Hi,
I am conducting an analysis between zebrafish and mouse data. In that sens, I need to precisely find orthologs to evaluate conservation. In order to do so, I relied on BiomaRt to easily convert my gene sets as I perform my analyses in R. Here is the code for my LDS object :
Code should be placed in three backticks as shown below
zebra <- useMart("ensembl", dataset = "drerio_gene_ensembl", host = "https://feb2021.archive.ensembl.org")
mouse <- useMart("ensembl", dataset = "mmusculus_gene_ensembl", host = "https://feb2021.archive.ensembl.org")
zebraMouseOrtholog <- getLDS(
attributes = c("ensembl_gene_id","external_gene_name","description","mmusculus_homolog_orthology_type", "mmusculus_homolog_orthology_confidence"), mart = zebra,
attributesL = c("ensembl_gene_id","external_gene_name","description","drerio_homolog_orthology_type", "drerio_homolog_orthology_confidence"), martL = mouse)
However, this tab returns as well orthologs (certified by ZFIN) as homologs. The attribute homolog_orthology_type don't give direct access to true orthologs. I think about using the homolog_orthology_confidence to select closely genes with high chance to be orthologs but I am not sure if it is the best way to achieve it.

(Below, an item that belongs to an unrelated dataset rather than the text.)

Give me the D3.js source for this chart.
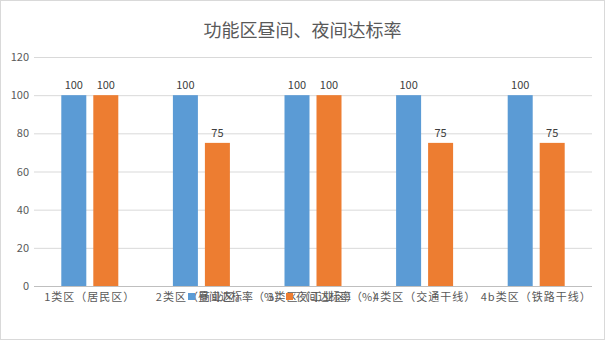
<!DOCTYPE html>
<html><head><meta charset="utf-8">
<script src="https://cdn.jsdelivr.net/npm/d3@7"></script>
<style>body{margin:0;background:#fff;}svg{display:block;font-family:"Noto Sans CJK SC","Noto Sans",sans-serif;}</style>
</head><body><svg id="c" width="605" height="340"></svg>
<script>
const categories = ["1类区（居民区）","2类区（商业区）","3类区（工业区）","4类区（交通干线）","4b类区（铁路干线）"];
const dayValues = [100,100,100,100,100];
const nightValues = [100,75,100,75,75];
const seriesNames = ["昼间达标率（%）","夜间达标率（%）"];
const yTicks = [0,20,40,60,80,100,120];
const title = "功能区昼间、夜间达标率";

const colors = ["#5B9BD5","#ED7D31"];
const svg = d3.select("#c");
svg.append("rect").attr("x",0.5).attr("y",0.5).attr("width",604).attr("height",339).attr("fill","#fff").attr("stroke","#d9d9d9");
const m = {l:34, r:592, t:57, b:286};
const x = d3.scaleBand().domain(categories).range([m.l,m.r]);
const y = d3.scaleLinear().domain([0,120]).range([m.b,m.t]);

svg.append("text").attr("x",302.5).attr("y",37).attr("text-anchor","middle").attr("font-size",18).attr("fill","#595959").text(title);

const g = svg.append("g");
yTicks.forEach(t=>{
  g.append("line").attr("x1",m.l).attr("x2",m.r).attr("y1",y(t)+0.5).attr("y2",y(t)+0.5).attr("stroke",t===0?"#bfbfbf":"#d9d9d9").attr("stroke-width",1);
  g.append("text").attr("x",m.l-5).attr("y",y(t)+4).attr("text-anchor","end").attr("font-size",11).attr("fill","#595959").text(t);
});
const bw = 25, gap = 7;
const series = [dayValues, nightValues];
series.forEach((vals,si)=>{
  categories.forEach((c,i)=>{
    const cx = x(c)+x.bandwidth()/2;
    const bx = si===0 ? cx-gap/2-bw : cx+gap/2;
    svg.append("rect").attr("x",bx).attr("y",y(vals[i])).attr("width",bw).attr("height",y(0)-y(vals[i])).attr("fill",colors[si]);
    svg.append("text").attr("x",bx+bw/2).attr("y",y(vals[i])-6).attr("text-anchor","middle").attr("font-size",11).attr("fill","#404040").text(vals[i]);
  });
});
categories.forEach(c=>{
  svg.append("text").attr("x",x(c)+x.bandwidth()/2).attr("y",301).attr("text-anchor","middle").attr("font-size",11).attr("letter-spacing",1).attr("fill","#595959").text(c);
});
// legend
const lg = svg.append("g");
const lx = [188, 286];
seriesNames.forEach((n,i)=>{
  lg.append("rect").attr("x",lx[i]).attr("y",293).attr("width",7).attr("height",7).attr("fill",colors[i]);
  lg.append("text").attr("x",lx[i]+10).attr("y",301).attr("font-size",11).attr("fill","#595959").text(n);
});
</script></body></html>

I've seen that it exists an attribute that displays percentage of orthology, but I can't find it in my mart.
Thank you for your time,
I've figured out that while most of mouse genes return 1 or 2 orthologs only, only 5% of the total genes of the table biomaRt return more than 2 genes, up to 21 for the higher occurrence (Reg1 genes for example). Would anyone have an idea of why and if it is more like an misannotation or if there is a biological sense behind?